The general steps are as follows:

  1. Create a map widget by calling leaflet() and telling it the data to use.
  2. Add a base map using addTiles() (the default) or addProviderTiles().
  3. Add layers to the map using layer functions (e.g. addMarkers(), addPolygons()).
  4. Print the map widget to display it.

Exercise 1: A leaflet with markers / points

Earlier this semester, I asked for the latitude and longitude of one of your favorite places. I rounded these to the nearest whole number, so that they’re near to but not exactly at those places. Let’s load the data and map it!

fave_places <- read.csv("https://ajohns24.github.io/data/112/our_fave_places.csv")

# Check it out
head(fave_places)
  latitude longitude
1       46      -123
2       33        52
3       48       -90
4       36      -112
5       59        25
6       39      -106
Part a

You can use a “two-finger scroll” to zoom in and out.

# Load the leaflet package
library(leaflet)

# Just a plotting frame
leaflet(data = fave_places)
# Now what do we have?
leaflet(data = fave_places) |> 
  addTiles()
# Now what do we have?
# longitude and latitude refer to the variables in our data
leaflet(data = fave_places) |> 
  addTiles() |> 
  addMarkers(lng = ~longitude, lat = ~latitude)
# Since we named them "longitude" and "latitude", the function
# automatically recognizes these variables. No need to write them!
leaflet(data = fave_places) |> 
  addTiles() |> 
  addMarkers()
Part b

PLAY AROUND! This map is interactive. Zoom in on one location. Keep zooming – what level of detail can you get into? How does that detail depend upon where you try to zoom in (thus what are the limitations of this tool)?

Exercise 2: Details

We can change all sorts of details in leaflet maps.

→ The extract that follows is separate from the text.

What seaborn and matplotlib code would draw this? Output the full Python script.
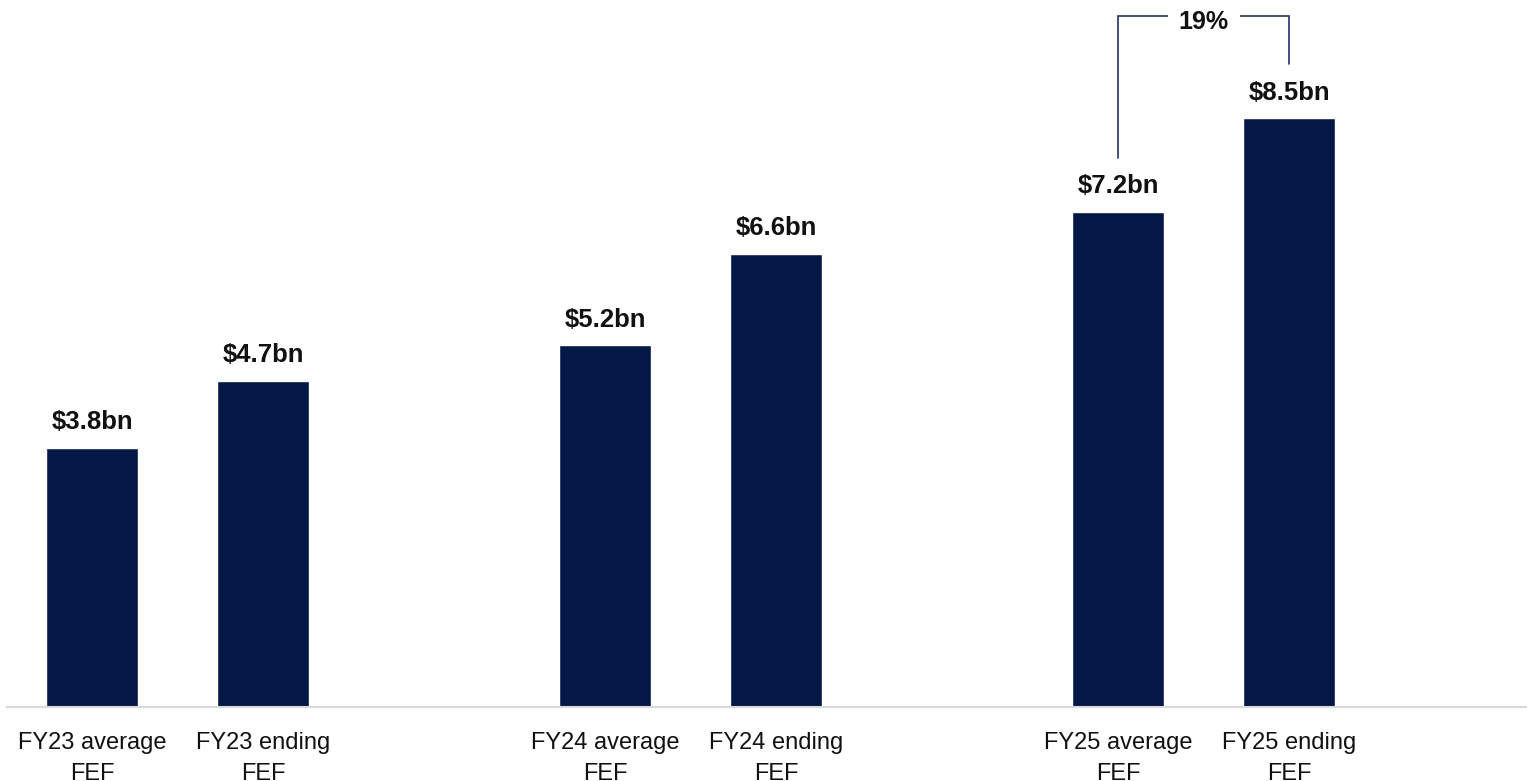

# Load package needed to change color
library(gplots)

# We can add colored circles instead of markers at each location
leaflet(data = fave_places) |> 
  addTiles() |> 
  addCircles(color = col2hex("red"))
# We can change the background
# Mark locations with yellow dots
# And connect the dots, in their order in the dataset, with green lines
# (These green lines don't mean anything here, but would if this were somebody's travel path!)
leaflet(data = fave_places) |>
  addProviderTiles("USGS") |>
  addCircles(weight = 10, opacity = 1, color = col2hex("yellow")) |>
  addPolylines(
    lng = ~longitude,
    lat = ~latitude,
    color = col2hex("green")
  )

In general:

  • addProviderTiles() changes the base map.
    To explore all available provider base maps, type providers in the console. (Though some don’t work :/)

  • Use addMarkers() or addCircles() to mark locations. Type ?addControl into the console to pull up a help file which summarizes the aesthetics of these markers and how you can change them. For example:

    • weight = how thick to make the lines, points, pixels
    • opacity = transparency (like alpha in ggplot2)
    • colors need to be in “hex” form. We used the col2hex() function from the gplots library to do that

Exercise 3: Your turn

The starbucks data, compiled by Danny Kaplan, contains information about every Starbucks in the world at the time the data were collected, including Latitude and Longitude:

# Import starbucks location data
starbucks <- read.csv("https://mac-stat.github.io/data/starbucks.csv")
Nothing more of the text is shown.